Après les restrictions due à la pandémie, « il est essentiel aujourd’hui de veiller au besoin vital de retrouver nos libertés individuelles et collectives, écrit, à titre personnel, Patrick Charlier, directeur d’Unia, en insistant sur l’équilibre à préserver un équilibre. Loin d’être un appel incantatoire, j’y vois une nécessité pour éviter de nous nécroser dans une surprotection mortifère. »

Une cycliste n’avance qu’en appuyant sur chacune de ses pédales alternativement. Sinon elle tombe.

Il en va de même pour les droits humains.

D’un côté, il y a la pédale des libertés: libertés de conscience, de pensée, de religion, d’expression, libertés de réunion, de manifestation, d’association, liberté d’aller et venir…

De l’autre côté, il y a la pédale de la protection: droit à la vie, interdiction de la torture, des traitements inhumains ou dégradants, droit à un procès équitable, droit à la protection sociale, droit à la santé, droit au logement, droit au travail et droit au repos, droit à un niveau de vie décent, interdiction de la discrimination, non rétroactivité de la loi pénale (pas de peine sans loi)…

L’article 5 de la Convention européenne des droits de l’Homme illustre cette dichotomie et, dans un même élan, garantit le droit à la liberté et à la sûreté.

C’est aussi la raison pour laquelle il y a très peu de libertés ou droits absolus, inconditionnels. Dans le strict respect des conditions de légalité, de finalité et de proportionnalité, un arbitrage doit être fait entre eux, mais aussi entre les intérêts individuels et les intérêts collectifs.

Et pourtant, plus on est libre, moins on est protégé. Plus on est protégé, moins on est libre.

Lorsque nos sociétés sont confrontées à des événements traumatiques, comme les attentats, à des menaces systémiques, comme la pandémie, ou à de graves crises économiques ou sociales, le besoin de protection prend le dessus. Des mesures sont prises pour y répondre et éviter une répétition.

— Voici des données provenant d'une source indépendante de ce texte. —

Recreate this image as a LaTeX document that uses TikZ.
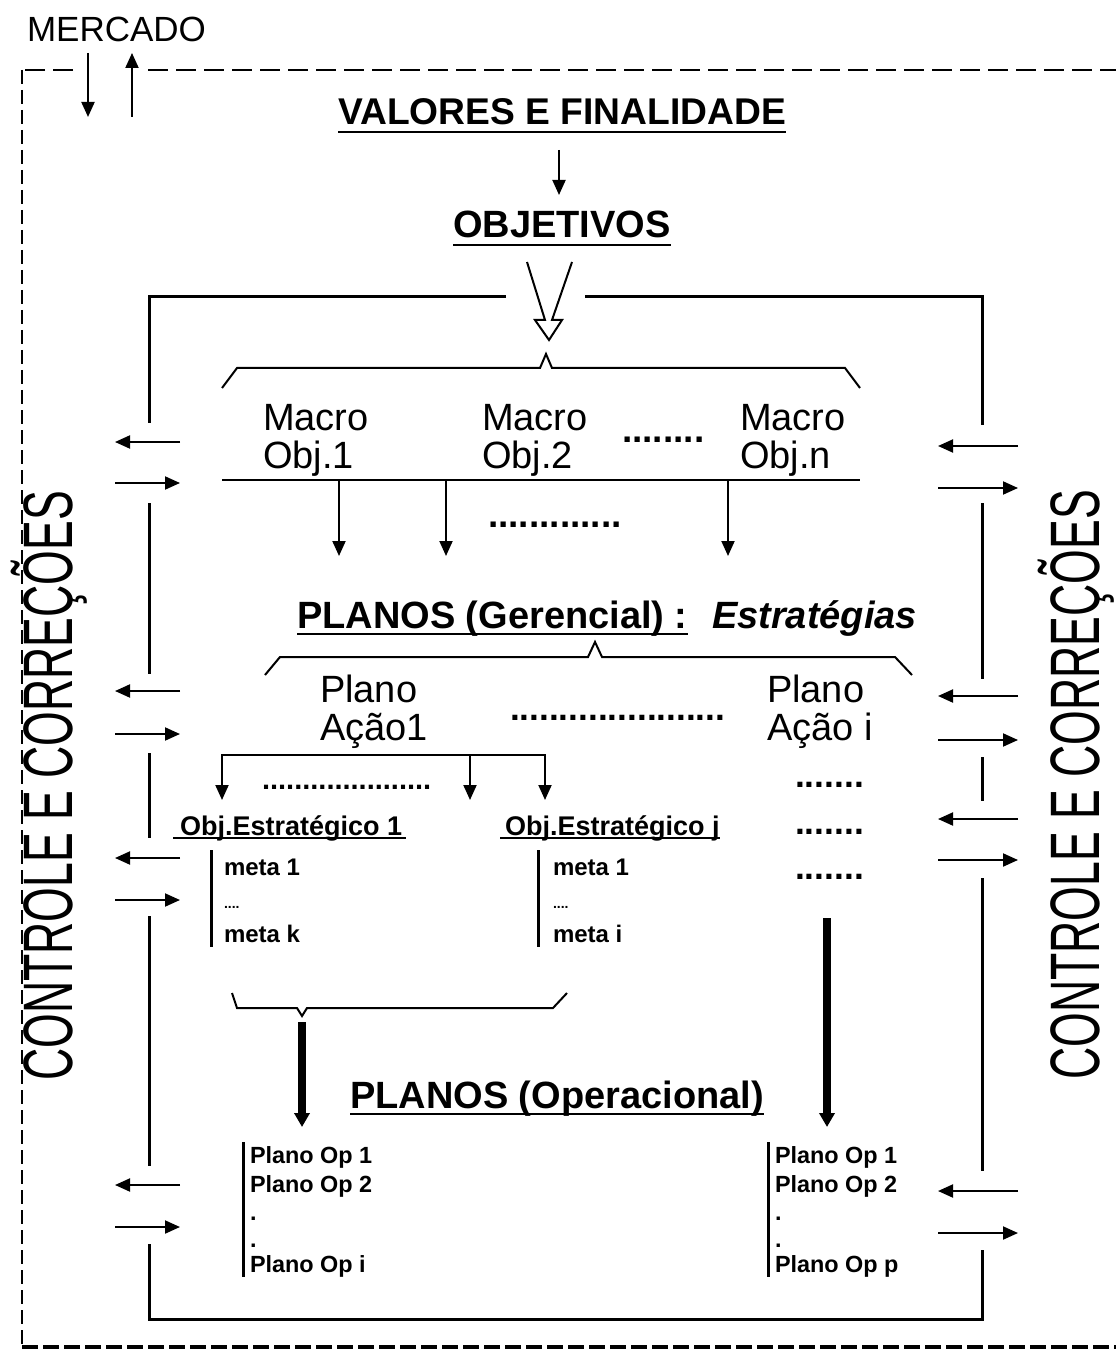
\documentclass[tikz,border=0pt]{standalone}
\usepackage{fontspec}
\usepackage{graphicx}
\setmainfont{Liberation Sans}
\usetikzlibrary{arrows.meta}
\newcommand\fsz[2]{\fontsize{#1}{#2}\selectfont}
\tikzset{
  every node/.style={inner sep=0pt, outer sep=0pt},
  ln/.style={line width=1.2pt},
  ctl/.style={line width=1.5pt},
  ul/.style={line width=1.4pt},
  arr/.style={line width=1pt, -{Triangle[length=7.5pt,width=6.5pt]}},
  fatarr/.style={line width=4pt, -{Triangle[length=7pt,width=7.5pt]}},
  bord/.style={line width=1pt, dash pattern=on 10pt off 4pt},
  bordL/.style={line width=1.3pt, dash pattern=on 7pt off 3pt},
  bordB/.style={line width=2pt, dash pattern=on 8pt off 2.5pt},
  ttl/.style={font=\bfseries\fsz{19}{21}},
  big/.style={font=\fsz{19}{17.5}},
  small/.style={font=\bfseries\fsz{11.7}{14}},
  ctext/.style={font=\fsz{35}{40}, rotate=90, anchor=base},
}
\begin{document}
\begin{tikzpicture}[x=0.5pt,y=-0.5pt]
\useasboundingbox (0,0) rectangle (1116,1352);

% dashed market border
\draw[bord] (73,70) -- (22,70);
\draw[bordL] (22,70) -- (22,1347);
\draw[bord] (148,70) -- (1116,70);
\draw[bordB] (22,1347) -- (1116,1347);

% MERCADO
\node[font=\fsz{17.5}{20}, anchor=base west] (mercado) at (27,42) {MERCADO};
\coordinate (md1) at (88,53);  \coordinate (md2) at (88,117);
\coordinate (mu1) at (132,117); \coordinate (mu2) at (132,53);
\draw[arr] (md1) -- (md2);
\draw[arr] (mu1) -- (mu2);

% titles
\node[font=\bfseries\fsz{18.6}{21}, anchor=base] (valores) at (562,125) {VALORES E FINALIDADE};
\draw[ul] ([shift={(0,7)}]valores.base west) -- ([shift={(0,7)}]valores.base east);
\node[ttl, anchor=base] (objetivos) at (562,238) {OBJETIVOS};
\draw[ul] ([shift={(0,7)}]objetivos.base west) -- ([shift={(0,7)}]objetivos.base east);
\coordinate (va1) at (559,150); \coordinate (va2) at (559,195);
\draw[arr] (va1) -- (va2);

% open arrow
\draw[line width=1pt] (527,262) -- (545,320) -- (535,320) -- (549,340) -- (562,320) -- (552,320) -- (572,262);

% control loop (left / right)
\draw[ctl] (506,297) -- (149,297) -- (149,423);
\draw[ctl] (149,503) -- (149,674);
\draw[ctl] (149,753) -- (149,838);
\draw[ctl] (149,916) -- (149,1166);
\draw[ctl] (149,1244) -- (149,1319) -- (982,1319) -- (982,1250);
\draw[ctl] (585,297) -- (982,297) -- (982,425);
\draw[ctl] (982,503) -- (982,679);
\draw[ctl] (982,757) -- (982,801);
\draw[ctl] (982,878) -- (982,1171);

\foreach \a/\b [count=\i] in {442/483,691/734,858/900,1185/1227}{
  \coordinate (Lin\i) at (180,\a); \coordinate (Lout\i) at (115,\a);
  \draw[arr] (Lin\i) -- (Lout\i);
  \coordinate (Lsrc\i) at (115,\b); \coordinate (Ldst\i) at (180,\b);
  \draw[arr] (Lsrc\i) -- (Ldst\i);
}
\foreach \a/\b [count=\i] in {446/488,696/740,819/860,1191/1233}{
  \coordinate (Rin\i) at (1018,\a); \coordinate (Rout\i) at (938,\a);
  \draw[arr] (Rin\i) -- (Rout\i);
  \coordinate (Rsrc\i) at (938,\b); \coordinate (Rdst\i) at (1018,\b);
  \draw[arr] (Rsrc\i) -- (Rdst\i);
}

% CONTROLE E CORRECOES
\node[ctext] (ctlL) at (72,786) {\scalebox{0.637}[1]{CONTROLE E CORREÇÕES}};
\node[ctext] (ctlR) at (1099,785) {\scalebox{0.637}[1]{CONTROLE E CORREÇÕES}};

% macro objectives
\draw[line width=1pt] (222,388) -- (237,368) -- (540,368) -- (546,354) -- (552,368) -- (845,368) -- (860,388);
\node[big, anchor=base west] (mo1) at (263,430) {\begin{tabular}[t]{@{}l@{}}Macro\\Obj.1\end{tabular}};
\node[big, anchor=base west] (mo2) at (482,430) {\begin{tabular}[t]{@{}l@{}}Macro\\Obj.2\end{tabular}};
\node[font=\bfseries\fsz{18.5}{20}, anchor=base west] (mdots) at (622,442) {........};
\node[big, anchor=base west] (mon) at (740,430) {\begin{tabular}[t]{@{}l@{}}Macro\\Obj.n\end{tabular}};
\draw[ln] (222,480) -- (860,480);
\foreach \x [count=\i] in {339,446,728}{
  \coordinate (mt\i) at (\x,480); \coordinate (mb\i) at (\x,556);
  \draw[arr] (mt\i) -- (mb\i);
}
\node[font=\bfseries\fsz{18.5}{20}, anchor=base west] (mdots2) at (488,527) {.............};

% PLANOS (Gerencial)
\node[ttl, anchor=base west] (pger) at (297,628) {PLANOS (Gerencial) :};
\draw[ul] ([shift={(0,6)}]pger.base west) -- ([shift={(0,6)}]pger.base east);
\node[font=\bfseries\itshape\fsz{19}{21}, anchor=base west] (estr) at (712,628) {Estratégias};
\draw[line width=1pt] (265,675) -- (280,657) -- (588,657) -- (595,642) -- (602,657) -- (895,657) -- (912,675);

\node[font=\fsz{19}{19}, anchor=base west] (pa1) at (320,702) {\begin{tabular}[t]{@{}l@{}}Plano\\Ação1\end{tabular}};
\node[font=\fsz{19}{19}, anchor=base west] (pai) at (767,702) {\begin{tabular}[t]{@{}l@{}}Plano\\Ação i\end{tabular}};
\node[font=\bfseries\fsz{17.6}{20}, anchor=base west] (padots) at (510,720) {......................};

% bracket from Plano Acao 1
\coordinate (bl) at (222,800); \coordinate (br) at (545,800); \coordinate (bm) at (470,800);
\coordinate (bmt) at (470,755);
\draw[line width=1pt, {Triangle[length=7.5pt,width=6.5pt]}-{Triangle[length=7.5pt,width=6.5pt]}] (bl) -- (222,755) -- (545,755) -- (br);
\draw[arr] (bmt) -- (bm);
\node[font=\bfseries\fsz{14.5}{16}, anchor=base west] (bdots) at (262,789) {.....................};

% strategic objectives
\node[font=\bfseries\fsz{13.5}{16}, anchor=base west] (oe1) at (180,835) {Obj.Estratégico 1};
\draw[ul] ([shift={(-7,3)}]oe1.base west) -- ([shift={(4,3)}]oe1.base east);
\node[font=\bfseries\fsz{13.5}{16}, anchor=base west] (oej) at (505,835) {Obj.Estratégico j};
\draw[ul] ([shift={(-5,3)}]oej.base west) -- ([shift={(0,3)}]oej.base east);

\foreach \y [count=\i] in {787,834,879}{
  \node[font=\bfseries\fsz{17.7}{20}, anchor=base west] (rd\i) at (795,\y) {.......};
}

% metas
\draw[ctl] (211,850) -- (211,947);
\node[font=\bfseries\fsz{12}{14}, anchor=base west] (m11) at (224,875) {meta 1};
\node[font=\bfseries\fsz{7}{8}, anchor=base west] (m1d) at (224,908) {....};
\node[font=\bfseries\fsz{12}{14}, anchor=base west] (m1k) at (224,942) {meta k};
\draw[ctl] (538,850) -- (538,947);
\node[font=\bfseries\fsz{12}{14}, anchor=base west] (m21) at (553,875) {meta 1};
\node[font=\bfseries\fsz{7}{8}, anchor=base west] (m2d) at (553,908) {....};
\node[font=\bfseries\fsz{12}{14}, anchor=base west] (m2i) at (553,942) {meta i};

% lower brace
\draw[line width=1pt] (232,993) -- (237,1008) -- (297,1008) -- (302,1016) -- (307,1008) -- (553,1008) -- (567,993);

% thick arrows
\coordinate (ta1) at (302,1022); \coordinate (tb1) at (302,1127);
\coordinate (ta2) at (827,918);  \coordinate (tb2) at (827,1127);
\draw[fatarr] (ta1) -- (tb1);
\draw[fatarr] (ta2) -- (tb2);

% PLANOS (Operacional)
\node[ttl, anchor=base west] (pop) at (350,1108) {PLANOS (Operacional)};
\draw[ul] ([shift={(0,6)}]pop.base west) -- ([shift={(0,6)}]pop.base east);

% operational plan lists
\draw[ctl] (243,1142) -- (243,1277);
\node[small, anchor=base west] (o11) at (250,1163) {Plano Op 1};
\node[small, anchor=base west] (o12) at (250,1192) {Plano Op 2};
\node[small, anchor=base west] (o1a) at (250,1220) {.};
\node[small, anchor=base west] (o1b) at (250,1247) {.};
\node[small, anchor=base west] (o1i) at (250,1272) {Plano Op i};
\draw[ctl] (768,1142) -- (768,1277);
\node[small, anchor=base west] (o21) at (775,1163) {Plano Op 1};
\node[small, anchor=base west] (o22) at (775,1192) {Plano Op 2};
\node[small, anchor=base west] (o2a) at (775,1220) {.};
\node[small, anchor=base west] (o2b) at (775,1247) {.};
\node[small, anchor=base west] (o2p) at (775,1272) {Plano Op p};
\end{tikzpicture}
\end{document}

Pour faire face à la pandémie, de nombreuses restrictions aux libertés ont ainsi été prises au nom de la protection de la santé: limitation des déplacements, couvre-feu, obligation du port du masque, limitation ou interdiction de manifestation, interdiction de rassemblement, fermeture des lieux culturels, fermeture des écoles, report de soins ,… D’autres mesures de protection avaient pour objectif d’aider les uns et les autres à surmonter cette crise: droit passerelle, facilités de paiements, report de crédits…

Le balancier penche inexorablement vers la protection. Il est essentiel aujourd’hui de veiller au besoin vital de retrouver nos libertés individuelles et collectives. Loin d’être un appel incantatoire, j’y vois une nécessité pour éviter de nous nécroser dans une surprotection mortifère.

Après avoir pris appui sur la pédale de la protection, il faut activer celle de la liberté. C’est ce qui nous permet d’avancer et de ne pas tomber du vélo.

La protection est la condition de l’exercice effectif des libertés. Mais trop de protection nuit aux libertés.

Les libertés protègent des excès de l’Etat ou de tout pouvoir qu’il soit économique, social ou culturel. Mais une liberté absolue risque de profiter d’abord, voire exclusivement à ceux qui sont dans des positions dominantes.

C’est ça, l’indivisibilité des droits humains. Ce n’est pas l’un ou l’autre, ce n’est l’un contre l’autre, c’est l’un et l’autre. Il ne faut pas y voir une contradiction mais bien une dynamique féconde qui doit permettre à nos sociétés de transcender les conflits, les attentes diverses, les besoins spécifiques, les aspirations divergentes pour que l’ensemble des droits humains soient garantis au bénéfice de tous et de chacune.